Have you been wondering who votes for Sweden Democrats?

I was at an interesting lecture this week with researchers Kirsti Jylhä, Jens Ryding and Pontus Strimling. They were presenting the results from their research at the Institute of Future Studies into who are the Sweden Democrat’s (SD) voters, why do they vote for SD and where are they from? It’s taken me a while to mentally process and summarise what they said, but here is my take on it.

The research was carried out in the form of questionnaires on several thousand voters. The research tried to look at attitudes, origins, demographics and world views.

Fluid voters

The majority of the SD voters have moved from Socialdemocratic party (S) and conservative Moderates (M). 62% of the supporters are more likely to vote M in the future, if they don’t vote SD.

Critical to immigration

The majority of SD supporters have immigration as their main issue. They are critical of immigration in general and see immigration as a threat to society. Some of the voters, but far from all, have a deeper resentment or dislike for foreigners. The main driver is fear and criticism of a ‘failed’ immigration system. Almost 100% of SD voters believe immigration costs too much. Over 80% believe that immigrants weaken the Swedish culture. Over 90% believe that immigrants are responsible for increased crime rates.

Trust Swedes

The SD voter has a higher level of trust towards other Swedes than to those born outside of Europe with almost 70% saying they would prefer a native Swede as a neighbour rather than a foreigner. This was 19% for S voters and 37% for M voters.

Skeptics

The vast majority of the participants in this research were highly skeptical towards the government and other authorities. They have an innate, higher suspicion of politicians, media and the legal system than M or S voters. They also have a larger tendency to believe in conspiracy theories.

Feeling good

Previous research suggests that supporters of populist parties tend to be dissatisfied and marginalised by society. This research does not support that. Quite the opposite, SD voters are satisfied with their lives and their current situations and they do not perceive their quality of life has been reduced during the last four years. However, a common concern they have is that their standard of living with get worse in the future due to costly changes in society. In comparison to S or M voters, they have a much weaker optimism about the future.

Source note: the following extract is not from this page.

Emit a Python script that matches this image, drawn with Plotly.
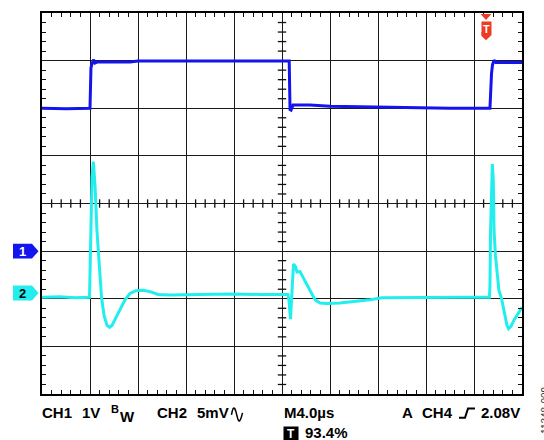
"""Scope capture: CH1 switching node vs CH2 output ripple (4 us/div)."""

import numpy as np
import plotly.graph_objects as go

# time axis in microseconds (M4.0us -> 4 us per division, 10 divisions)
# amplitudes in screen divisions (8 divisions, 0 at the bottom)
ch1_time = [0.0, 2.0, 4.0, 4.04, 4.08, 4.17, 4.29, 4.42, 4.58, 7.33, 8.0, 14.0,
            20.6, 20.67, 20.75, 20.92, 22.33, 24.0, 28.17, 34.0, 37.33, 37.38,
            37.46, 37.54, 37.67, 37.83, 40.0]
ch1_level = [6.0, 5.99, 6.0, 6.66, 6.85, 6.93, 7.02, 6.95, 6.97, 6.97, 6.99, 6.99,
             6.99, 5.97, 5.96, 6.07, 6.07, 6.04, 6.02, 6.0, 6.0, 6.35,
             6.73, 6.91, 7.01, 6.96, 6.96]

ch2_time = [0.0, 1.5, 2.75, 3.96, 4.0, 4.08, 4.17, 4.28, 4.42, 4.58, 4.75, 4.96,
            5.17, 5.42, 5.63, 5.83, 6.17, 6.5, 6.92, 7.33, 7.83, 8.42, 9.0, 9.67,
            10.67, 13.17, 15.67, 18.17, 20.5, 20.58, 20.71, 20.79, 20.88, 20.96,
            21.13, 21.25, 21.5, 21.92, 22.33, 22.75, 23.17, 23.75, 24.83, 26.08,
            27.33, 28.33, 31.5, 34.83, 37.29, 37.33, 37.38, 37.46, 37.53, 37.61,
            37.67, 37.79, 37.92, 38.08, 38.29, 38.5, 38.75, 38.88, 39.08, 39.33,
            39.67, 40.0]
ch2_level = [2.03, 2.04, 2.02, 2.03, 2.53, 3.72, 4.57, 4.88, 4.37, 3.43, 2.7, 2.03,
             1.65, 1.44, 1.4, 1.44, 1.61, 1.78, 1.98, 2.11, 2.17, 2.18, 2.15, 2.09,
             2.08, 2.09, 2.1, 2.09, 2.09, 1.96, 1.57, 1.96, 2.49, 2.73,
             2.67, 2.56, 2.57, 2.38, 2.17, 1.98, 1.91, 1.9, 1.91, 1.94,
             1.98, 2.02, 2.03, 2.03, 2.03, 2.28, 3.43, 4.57, 4.83, 4.47,
             3.43, 2.9, 2.49, 2.17, 2.01, 1.71, 1.44, 1.37, 1.42, 1.55,
             1.69, 1.82]

ch1_ref = 3.0
ch2_ref = 2.12
trigger_time = 37.0

status_line = [("CH1", 40), ("1V", 80), ("CH2", 155), ("5mV", 195),
               ("M4.0µs", 282), ("A", 400), ("CH4", 420), ("2.08V", 479)]
trigger_pct = "93.4%"

BLUE = "#1414ee"
CYAN = "#22eeee"
RED = "#ee3b24"
FONT = "Liberation Sans, Arial, sans-serif"

# plot area in pixels
L, T, R, B = 42, 11, 522, 394


def px(x):
    return (x - L) / (R - L)


def py(y):
    return (B - y) / (B - T)


fig = go.Figure()

# minor ticks along the centre graticule lines
cx = [v for v in np.arange(0, 40.01, 0.8) if abs(v / 4 - round(v / 4)) > 1e-6]
cy = [v for v in np.arange(0, 8.01, 0.2) if abs(v - round(v)) > 1e-6]
tick_style = dict(size=6, line=dict(width=1.3, color="#111"))
fig.add_trace(go.Scatter(x=cx, y=[4] * len(cx), mode="markers", hoverinfo="skip",
                         marker=dict(symbol="line-ns", **tick_style)))
fig.add_trace(go.Scatter(x=[20] * len(cy), y=cy, mode="markers", hoverinfo="skip",
                         marker=dict(symbol="line-ew", **tick_style)))

fig.add_trace(go.Scatter(x=ch1_time, y=ch1_level, mode="lines", name="CH1",
                         line=dict(color=BLUE, width=3)))
fig.add_trace(go.Scatter(x=ch2_time, y=ch2_level, mode="lines", name="CH2",
                         line=dict(color=CYAN, width=3)))

axis_style = dict(
    showgrid=True, gridcolor="#1a1a1a", gridwidth=1.3, zeroline=False,
    showline=True, linecolor="black", linewidth=2, mirror="allticks",
    ticks="", showticklabels=False, fixedrange=True,
)
fig.update_xaxes(range=[0, 40], dtick=4,
                 minor=dict(dtick=0.8, ticks="inside", ticklen=4,
                            tickcolor="#111", tickwidth=1.3, showgrid=False),
                 **axis_style)
fig.update_yaxes(range=[0, 8], dtick=1,
                 minor=dict(dtick=0.2, ticks="inside", ticklen=4,
                            tickcolor="#111", tickwidth=1.3, showgrid=False),
                 **axis_style)

shapes = []
annotations = []

# channel ground markers on the left
for label, level, fill, txt in [("1", ch1_ref, BLUE, "white"), ("2", ch2_ref, CYAN, "black")]:
    h = 7.5 / 47.9
    path = (f"M {px(13)} {level - h} L {px(32)} {level - h} L {px(38.5)} {level} "
            f"L {px(32)} {level + h} L {px(13)} {level + h} Z")
    shapes.append(dict(type="path", path=path, xref="paper", yref="y",
                       fillcolor=fill, line=dict(width=0)))
    annotations.append(dict(x=px(22), y=level, xref="paper", yref="y", text=f"<b>{label}</b>",
                            xanchor="center", yanchor="middle",
                            showarrow=False, font=dict(family=FONT, size=13, color=txt)))

# trigger position marker at the top
tw = 4.5 / 480 * 40
shapes.append(dict(type="path", xref="x", yref="paper", fillcolor=RED, line=dict(width=0),
                   path=(f"M {trigger_time - 1.2 * tw} {py(12)} L {trigger_time + 1.2 * tw} {py(12)} "
                         f"L {trigger_time} {py(18)} Z")))
shapes.append(dict(type="path", xref="x", yref="paper", fillcolor=RED, line=dict(width=0),
                   path=(f"M {trigger_time - tw} {py(30)} L {trigger_time + tw} {py(30)} "
                         f"L {trigger_time + tw} {py(34)} L {trigger_time} {py(38.5)} "
                         f"L {trigger_time - tw} {py(34)} Z")))
annotations.append(dict(x=trigger_time, y=py(26.5), xref="x", yref="paper", text="<b>T</b>",
                        xanchor="center", yanchor="middle",
                        showarrow=False, bgcolor=RED, width=9, height=13, borderpad=0,
                        font=dict(family=FONT, size=11, color="white")))

# status line
for text, x0 in status_line:
    annotations.append(dict(x=px(x0), y=py(413), xref="paper", yref="paper", text=f"<b>{text}</b>",
                            xanchor="left", yanchor="middle", showarrow=False,
                            font=dict(family=FONT, size=15, color="black")))
annotations.append(dict(x=px(109), y=py(409), xref="paper", yref="paper", text="<b>B</b>",
                        xanchor="left", yanchor="middle", showarrow=False,
                        font=dict(family=FONT, size=11, color="black")))
annotations.append(dict(x=px(118), y=py(416.5), xref="paper", yref="paper", text="<b>W</b>",
                        xanchor="left", yanchor="middle", showarrow=False,
                        font=dict(family=FONT, size=15, color="black")))
annotations.append(dict(x=px(303), y=py(433), xref="paper", yref="paper", text=f"<b>{trigger_pct}</b>",
                        xanchor="left", yanchor="middle", showarrow=False,
                        font=dict(family=FONT, size=15, color="black")))

# AC coupling symbol
shapes.append(dict(type="path", xref="paper", yref="paper", line=dict(color="black", width=1.5),
                   path=(f"M {px(231.5)} {py(415)} Q {px(233.5)} {py(403)} {px(236)} {py(412)} "
                         f"L {px(237.5)} {py(418)} Q {px(239.5)} {py(426)} {px(242.5)} {py(413)}")))
# rising edge trigger symbol
shapes.append(dict(type="path", xref="paper", yref="paper", line=dict(color="black", width=2),
                   path=(f"M {px(459)} {py(418)} L {px(465)} {py(418)} L {px(468)} {py(408.5)} "
                         f"L {px(475)} {py(408.5)}")))
# trigger readout box
annotations.append(dict(x=px(291.2), y=py(433.3), xref="paper", yref="paper", text="<b>T</b>",
                        xanchor="center", yanchor="middle",
                        showarrow=False, bgcolor="black", width=14, height=13, borderpad=0,
                        font=dict(family=FONT, size=12, color="white")))

annotations.append(dict(x=px(546), y=py(410), xref="paper", yref="paper", text="11348-009",
                        textangle=-90, showarrow=False, xanchor="center", yanchor="middle",
                        font=dict(family=FONT, size=10, color="#333")))

fig.update_layout(
    width=544, height=440,
    margin=dict(l=L, r=544 - R, t=T, b=440 - B),
    paper_bgcolor="white", plot_bgcolor="white",
    showlegend=False,
    shapes=shapes,
    annotations=annotations,
)

# the page body has a default 8px margin; drop it so the figure fills the window
fig.write_html("out.html", config={"displayModeBar": False},
               post_script="document.body.style.margin = '0';")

Tolerance and respect not important

In comparison to S and M voters, SD voters tend to think tolerance and respect are not important qualities. In the raising of children, obedience is seen as a more important quality. However, the research could not prove a larger lack of empathy amongst SD voters compared to others.

Lower education

37% of SD voters in the research had a higher education (eg university). Amongst S voters this is 44% and 57% amongst M. The majority of SD voters are working class.

Conservative and authoritarian

SD voters in much higher numbers have a conservative and authoritarian view of society. For example, over 70% think that feminism has gone too far and it is the role of the man to support the family. Over 60% believed that a strong leader is necessary to control unwelcome behaviours in a society.

So, are SD voters stupid, racist and irrational? Judging by this research the answer is no. They are skeptical, critical and fearful.

And they are highly rational. It makes rational sense for them to navigate towards a party that resonates most with their attitudes.

Today is Election Day and soon we will see the result. What will win in Sweden? Will it be skepticism, criticism and fear? Or will it be pragmatism, openness and optimism?